Alors ma conclusion sera celle de nombre d’experts présents à Lotusphere 2012. Ils ont les produits et c’est ce qu’on attend d’eux. Mais l’évolution des produits en question montre une évolution majeure et radicale de la pensée Lotus…ou IBM Collaboration Solutions car même de ce coté là on a fait le grand ménage. IBM n’a pas répondu au marché par un produit mais tente d’incarner au travers de produit une nouvelle vision du business, une vision globale. Le social n’est plus une niche mais une approche cohérente de toutes les activités business. Un choix de conviction qui va, contrairement à ce qu’on pouvait penser, au delà du simple discours marketing et doit rassurer les entreprises quant à la vision à long terme de Big Blue et sa capacité à les accompagner à long terme dans un monde qui change aussi vite, ou 3 ans sont une éternité. Car pour s’engager à ce point il faut y croire : IBM ne peut plus faire machine arrière et n’a pas de plan B, “non social” et rassurant “au cas où”. Finalement on est tout aussi impressionné par le travail que l’entreprise a fait sur elle-même que sur ses produits.

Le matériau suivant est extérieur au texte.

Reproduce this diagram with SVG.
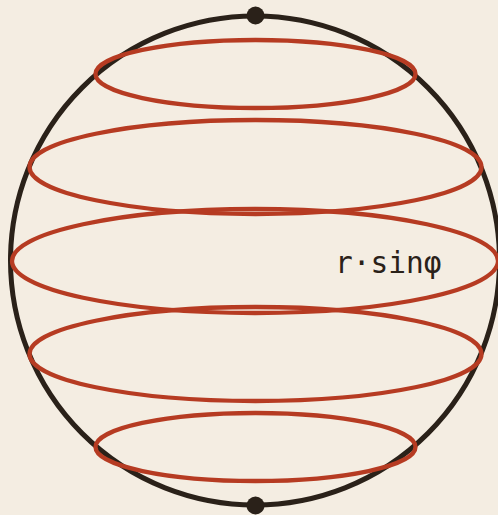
<svg xmlns="http://www.w3.org/2000/svg" width="498" height="515" viewBox="0 0 498 515">
<style>
.lat{fill:none;stroke:#b63b22;stroke-width:4.3}
.sphere{fill:none;stroke:#2a2119;stroke-width:5}
.pole{fill:#2a2119}
.lbl{font-family:"DejaVu Sans Mono","Liberation Mono",monospace;font-size:29.5px;fill:#2a2119}
</style>
<rect width="498" height="515" fill="#f4ede2"/>
<g id="sphere"><circle class="sphere" cx="255" cy="260.5" r="244.5"/></g>
<g id="latitudes">
<ellipse id="lat1" class="lat" cx="255.5" cy="74" rx="160" ry="34"/>
<ellipse id="lat2" class="lat" cx="255.5" cy="167" rx="226" ry="47"/>
<ellipse id="lat3" class="lat" cx="255" cy="261" rx="243" ry="52"/>
<ellipse id="lat4" class="lat" cx="255.5" cy="354" rx="226" ry="47"/>
<ellipse id="lat5" class="lat" cx="255.5" cy="447" rx="160" ry="34"/>
</g>
<g id="poles">
<circle id="north" class="pole" cx="255.5" cy="15.5" r="9"/>
<circle id="south" class="pole" cx="255.5" cy="505.5" r="9"/>
</g>
<g id="label"><text class="lbl" x="335" y="272.5">r·sinφ</text></g>
</svg>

On sent bien que le monde se transforme, que l’entreprise a besoin de nouveaux outils pour s’y mouvoir, qu’il faut une vision cohérente et crédible pour emporter la confiance des entreprises sur ce mouvement à long terme qui doit commencer à se concrétiser dès maintenant sans attendre. Mais comme il faut toujours un message fort des acteurs majeurs du marché pour acter que cette transformation est en marche, peut être a t-on vu à Lotusphere ce moment où les choses basculent de manière irrémédiable.

L’avenir nous dira si IBM a fait les bons choix et les a bien mis en œuvre. En attendant ils portent et incarnent ce message d’un monde qui change, où le business sera social ou ne sera pas. A tel point qu’on croirait affaire à un pure player qui  a fait ça toutes sa vie. Si on croit à ce monde qui change alors ne peut que les croire.

Pour finir me suis toujours intéressé à IBM par le passé, non pas en tant qu’éditeur mais en tant qu’entreprise qui a un moment donné dans les années 90 à su se réinventer pour survivre. A l’heure où on tire le bilan élogieux des années Palmisano (lire également ), je pensais justement à revenir, un de ces jours, sur le travail de son prédécesseur, Louis Gerstner, au travers de son livre Who Says Elephants Can’t Dance?: How I Turned Around IBM. Justement, à Lotusphere, cette année, non seulement j’ai eu l’impression de revoir danser un éléphant mais, en plus, d’avoir l’impression qu’il voulait qu’on danse avec lui

Le suiveur est devenu leader. Maintenant il va falloir assumer et tenir la promesse.

On se revoit en 2013.

PS : Et mon sentiment personnel ? Je m’attendais à être intéressé, je suis revenu impressionné.